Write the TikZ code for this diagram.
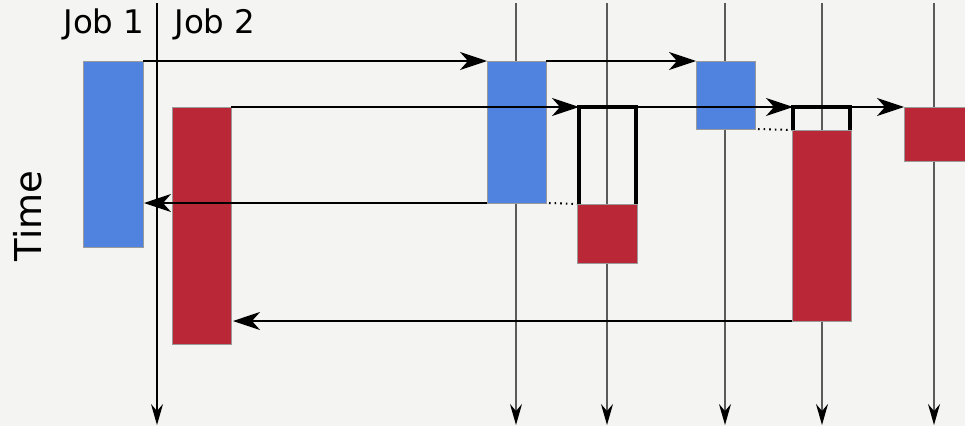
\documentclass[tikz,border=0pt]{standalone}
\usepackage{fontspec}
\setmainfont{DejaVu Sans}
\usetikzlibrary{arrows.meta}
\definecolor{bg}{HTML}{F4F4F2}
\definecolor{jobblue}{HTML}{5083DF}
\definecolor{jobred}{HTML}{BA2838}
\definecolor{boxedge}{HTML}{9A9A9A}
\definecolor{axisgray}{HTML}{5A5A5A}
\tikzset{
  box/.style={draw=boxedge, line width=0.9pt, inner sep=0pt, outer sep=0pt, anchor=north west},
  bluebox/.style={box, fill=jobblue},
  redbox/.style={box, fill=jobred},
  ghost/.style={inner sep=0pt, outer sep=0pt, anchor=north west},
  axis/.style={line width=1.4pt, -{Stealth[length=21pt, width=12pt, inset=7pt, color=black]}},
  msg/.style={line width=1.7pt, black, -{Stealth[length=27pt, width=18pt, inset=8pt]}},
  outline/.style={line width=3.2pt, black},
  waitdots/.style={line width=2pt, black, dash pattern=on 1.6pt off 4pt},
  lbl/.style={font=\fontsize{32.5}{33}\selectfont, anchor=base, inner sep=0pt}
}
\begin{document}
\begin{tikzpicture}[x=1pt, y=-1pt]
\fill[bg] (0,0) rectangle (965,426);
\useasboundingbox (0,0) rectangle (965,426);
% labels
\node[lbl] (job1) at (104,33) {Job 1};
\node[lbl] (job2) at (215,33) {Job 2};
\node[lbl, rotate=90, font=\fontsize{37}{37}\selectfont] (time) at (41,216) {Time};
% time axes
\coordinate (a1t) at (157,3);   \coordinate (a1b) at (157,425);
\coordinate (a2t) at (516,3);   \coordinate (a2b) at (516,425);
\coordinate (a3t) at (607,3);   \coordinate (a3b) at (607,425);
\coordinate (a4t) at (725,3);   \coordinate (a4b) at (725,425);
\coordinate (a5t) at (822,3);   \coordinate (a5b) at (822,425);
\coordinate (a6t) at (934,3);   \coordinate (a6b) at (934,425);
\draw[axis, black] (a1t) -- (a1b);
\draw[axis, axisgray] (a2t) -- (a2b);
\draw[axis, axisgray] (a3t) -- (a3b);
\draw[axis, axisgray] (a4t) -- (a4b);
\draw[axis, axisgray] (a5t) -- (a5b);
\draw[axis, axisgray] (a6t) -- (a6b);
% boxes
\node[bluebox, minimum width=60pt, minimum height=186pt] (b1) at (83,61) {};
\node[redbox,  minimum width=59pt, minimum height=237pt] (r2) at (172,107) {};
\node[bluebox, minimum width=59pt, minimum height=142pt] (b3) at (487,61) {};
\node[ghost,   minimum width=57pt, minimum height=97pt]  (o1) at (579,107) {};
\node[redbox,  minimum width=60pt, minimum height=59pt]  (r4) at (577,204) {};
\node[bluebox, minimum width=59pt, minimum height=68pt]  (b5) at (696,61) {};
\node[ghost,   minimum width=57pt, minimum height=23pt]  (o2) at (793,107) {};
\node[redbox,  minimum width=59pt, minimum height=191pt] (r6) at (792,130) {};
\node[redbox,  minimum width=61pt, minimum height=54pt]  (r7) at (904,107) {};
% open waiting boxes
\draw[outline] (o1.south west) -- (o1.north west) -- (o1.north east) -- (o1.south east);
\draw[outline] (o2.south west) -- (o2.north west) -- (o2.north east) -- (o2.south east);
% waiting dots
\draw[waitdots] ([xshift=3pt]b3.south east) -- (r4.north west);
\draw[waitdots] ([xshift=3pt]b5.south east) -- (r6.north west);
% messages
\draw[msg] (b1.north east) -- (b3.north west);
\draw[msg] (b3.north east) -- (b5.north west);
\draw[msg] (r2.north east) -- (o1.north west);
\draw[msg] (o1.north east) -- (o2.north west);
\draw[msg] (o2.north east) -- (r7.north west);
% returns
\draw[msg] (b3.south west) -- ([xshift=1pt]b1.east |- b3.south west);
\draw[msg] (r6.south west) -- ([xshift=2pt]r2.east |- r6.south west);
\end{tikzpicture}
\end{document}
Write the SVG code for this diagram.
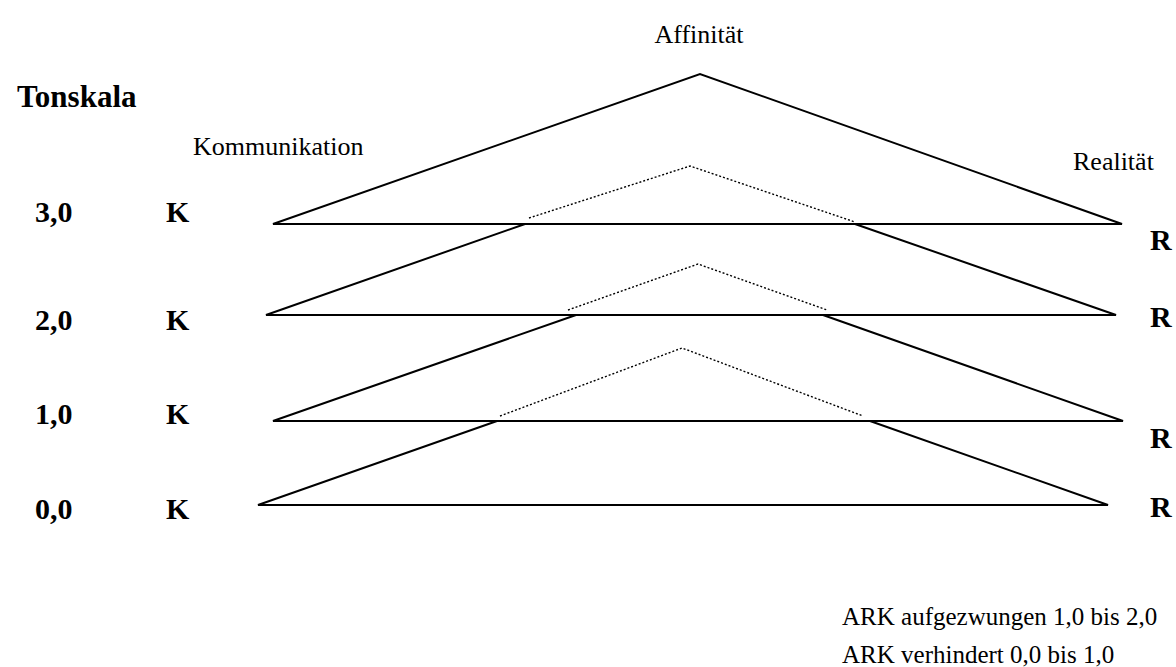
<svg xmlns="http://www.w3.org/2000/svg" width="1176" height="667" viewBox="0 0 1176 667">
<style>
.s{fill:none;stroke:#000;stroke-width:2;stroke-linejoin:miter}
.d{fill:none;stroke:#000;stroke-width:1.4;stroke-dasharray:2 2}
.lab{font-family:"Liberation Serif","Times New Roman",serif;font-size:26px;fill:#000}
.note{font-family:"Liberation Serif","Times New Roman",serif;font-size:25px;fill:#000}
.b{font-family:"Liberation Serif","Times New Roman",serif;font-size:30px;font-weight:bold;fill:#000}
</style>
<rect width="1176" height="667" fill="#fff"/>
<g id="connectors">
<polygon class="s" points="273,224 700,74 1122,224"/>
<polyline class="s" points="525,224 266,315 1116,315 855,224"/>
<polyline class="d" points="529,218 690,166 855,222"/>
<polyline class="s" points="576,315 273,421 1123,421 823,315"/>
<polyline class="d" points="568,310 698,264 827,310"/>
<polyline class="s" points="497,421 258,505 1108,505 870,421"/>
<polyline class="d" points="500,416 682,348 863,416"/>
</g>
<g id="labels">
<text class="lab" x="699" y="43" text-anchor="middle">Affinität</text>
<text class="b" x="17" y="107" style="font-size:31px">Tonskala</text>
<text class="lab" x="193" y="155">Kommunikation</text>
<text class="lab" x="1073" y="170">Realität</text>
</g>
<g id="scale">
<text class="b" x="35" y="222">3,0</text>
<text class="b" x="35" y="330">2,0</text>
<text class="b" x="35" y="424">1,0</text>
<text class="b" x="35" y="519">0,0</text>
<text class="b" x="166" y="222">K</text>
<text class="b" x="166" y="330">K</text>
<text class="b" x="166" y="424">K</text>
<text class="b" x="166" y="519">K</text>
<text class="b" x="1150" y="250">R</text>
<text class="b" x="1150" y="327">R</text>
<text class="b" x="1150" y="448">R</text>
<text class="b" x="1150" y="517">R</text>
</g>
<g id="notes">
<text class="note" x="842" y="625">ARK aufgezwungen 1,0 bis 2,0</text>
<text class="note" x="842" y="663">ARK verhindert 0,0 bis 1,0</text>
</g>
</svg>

· · · ·

▶ **Given instruction**
Omit every image. Quote each record exactly.

▶ **Correct answer**
Write the TikZ code for this diagram.
\documentclass[tikz,border=0pt]{standalone}
\usepackage{fontspec}
\setmainfont{DejaVu Sans}
\usetikzlibrary{arrows.meta}
\definecolor{bg}{HTML}{F4F4F2}
\definecolor{jobblue}{HTML}{5083DF}
\definecolor{jobred}{HTML}{BA2838}
\definecolor{boxedge}{HTML}{9A9A9A}
\definecolor{axisgray}{HTML}{5A5A5A}
\tikzset{
  box/.style={draw=boxedge, line width=0.9pt, inner sep=0pt, outer sep=0pt, anchor=north west},
  bluebox/.style={box, fill=jobblue},
  redbox/.style={box, fill=jobred},
  ghost/.style={inner sep=0pt, outer sep=0pt, anchor=north west},
  axis/.style={line width=1.4pt, -{Stealth[length=21pt, width=12pt, inset=7pt, color=black]}},
  msg/.style={line width=1.7pt, black, -{Stealth[length=27pt, width=18pt, inset=8pt]}},
  outline/.style={line width=3.2pt, black},
  waitdots/.style={line width=2pt, black, dash pattern=on 1.6pt off 4pt},
  lbl/.style={font=\fontsize{32.5}{33}\selectfont, anchor=base, inner sep=0pt}
}
\begin{document}
\begin{tikzpicture}[x=1pt, y=-1pt]
\fill[bg] (0,0) rectangle (965,426);
\useasboundingbox (0,0) rectangle (965,426);
% labels
\node[lbl] (job1) at (104,33) {Job 1};
\node[lbl] (job2) at (215,33) {Job 2};
\node[lbl, rotate=90, font=\fontsize{37}{37}\selectfont] (time) at (41,216) {Time};
% time axes
\coordinate (a1t) at (157,3);   \coordinate (a1b) at (157,425);
\coordinate (a2t) at (516,3);   \coordinate (a2b) at (516,425);
\coordinate (a3t) at (607,3);   \coordinate (a3b) at (607,425);
\coordinate (a4t) at (725,3);   \coordinate (a4b) at (725,425);
\coordinate (a5t) at (822,3);   \coordinate (a5b) at (822,425);
\coordinate (a6t) at (934,3);   \coordinate (a6b) at (934,425);
\draw[axis, black] (a1t) -- (a1b);
\draw[axis, axisgray] (a2t) -- (a2b);
\draw[axis, axisgray] (a3t) -- (a3b);
\draw[axis, axisgray] (a4t) -- (a4b);
\draw[axis, axisgray] (a5t) -- (a5b);
\draw[axis, axisgray] (a6t) -- (a6b);
% boxes
\node[bluebox, minimum width=60pt, minimum height=186pt] (b1) at (83,61) {};
\node[redbox,  minimum width=59pt, minimum height=237pt] (r2) at (172,107) {};
\node[bluebox, minimum width=59pt, minimum height=142pt] (b3) at (487,61) {};
\node[ghost,   minimum width=57pt, minimum height=97pt]  (o1) at (579,107) {};
\node[redbox,  minimum width=60pt, minimum height=59pt]  (r4) at (577,204) {};
\node[bluebox, minimum width=59pt, minimum height=68pt]  (b5) at (696,61) {};
\node[ghost,   minimum width=57pt, minimum height=23pt]  (o2) at (793,107) {};
\node[redbox,  minimum width=59pt, minimum height=191pt] (r6) at (792,130) {};
\node[redbox,  minimum width=61pt, minimum height=54pt]  (r7) at (904,107) {};
% open waiting boxes
\draw[outline] (o1.south west) -- (o1.north west) -- (o1.north east) -- (o1.south east);
\draw[outline] (o2.south west) -- (o2.north west) -- (o2.north east) -- (o2.south east);
% waiting dots
\draw[waitdots] ([xshift=3pt]b3.south east) -- (r4.north west);
\draw[waitdots] ([xshift=3pt]b5.south east) -- (r6.north west);
% messages
\draw[msg] (b1.north east) -- (b3.north west);
\draw[msg] (b3.north east) -- (b5.north west);
\draw[msg] (r2.north east) -- (o1.north west);
\draw[msg] (o1.north east) -- (o2.north west);
\draw[msg] (o2.north east) -- (r7.north west);
% returns
\draw[msg] (b3.south west) -- ([xshift=1pt]b1.east |- b3.south west);
\draw[msg] (r6.south west) -- ([xshift=2pt]r2.east |- r6.south west);
\end{tikzpicture}
\end{document}
Write the SVG code for this diagram.
<svg xmlns="http://www.w3.org/2000/svg" width="1176" height="667" viewBox="0 0 1176 667">
<style>
.s{fill:none;stroke:#000;stroke-width:2;stroke-linejoin:miter}
.d{fill:none;stroke:#000;stroke-width:1.4;stroke-dasharray:2 2}
.lab{font-family:"Liberation Serif","Times New Roman",serif;font-size:26px;fill:#000}
.note{font-family:"Liberation Serif","Times New Roman",serif;font-size:25px;fill:#000}
.b{font-family:"Liberation Serif","Times New Roman",serif;font-size:30px;font-weight:bold;fill:#000}
</style>
<rect width="1176" height="667" fill="#fff"/>
<g id="connectors">
<polygon class="s" points="273,224 700,74 1122,224"/>
<polyline class="s" points="525,224 266,315 1116,315 855,224"/>
<polyline class="d" points="529,218 690,166 855,222"/>
<polyline class="s" points="576,315 273,421 1123,421 823,315"/>
<polyline class="d" points="568,310 698,264 827,310"/>
<polyline class="s" points="497,421 258,505 1108,505 870,421"/>
<polyline class="d" points="500,416 682,348 863,416"/>
</g>
<g id="labels">
<text class="lab" x="699" y="43" text-anchor="middle">Affinität</text>
<text class="b" x="17" y="107" style="font-size:31px">Tonskala</text>
<text class="lab" x="193" y="155">Kommunikation</text>
<text class="lab" x="1073" y="170">Realität</text>
</g>
<g id="scale">
<text class="b" x="35" y="222">3,0</text>
<text class="b" x="35" y="330">2,0</text>
<text class="b" x="35" y="424">1,0</text>
<text class="b" x="35" y="519">0,0</text>
<text class="b" x="166" y="222">K</text>
<text class="b" x="166" y="330">K</text>
<text class="b" x="166" y="424">K</text>
<text class="b" x="166" y="519">K</text>
<text class="b" x="1150" y="250">R</text>
<text class="b" x="1150" y="327">R</text>
<text class="b" x="1150" y="448">R</text>
<text class="b" x="1150" y="517">R</text>
</g>
<g id="notes">
<text class="note" x="842" y="625">ARK aufgezwungen 1,0 bis 2,0</text>
<text class="note" x="842" y="663">ARK verhindert 0,0 bis 1,0</text>
</g>
</svg>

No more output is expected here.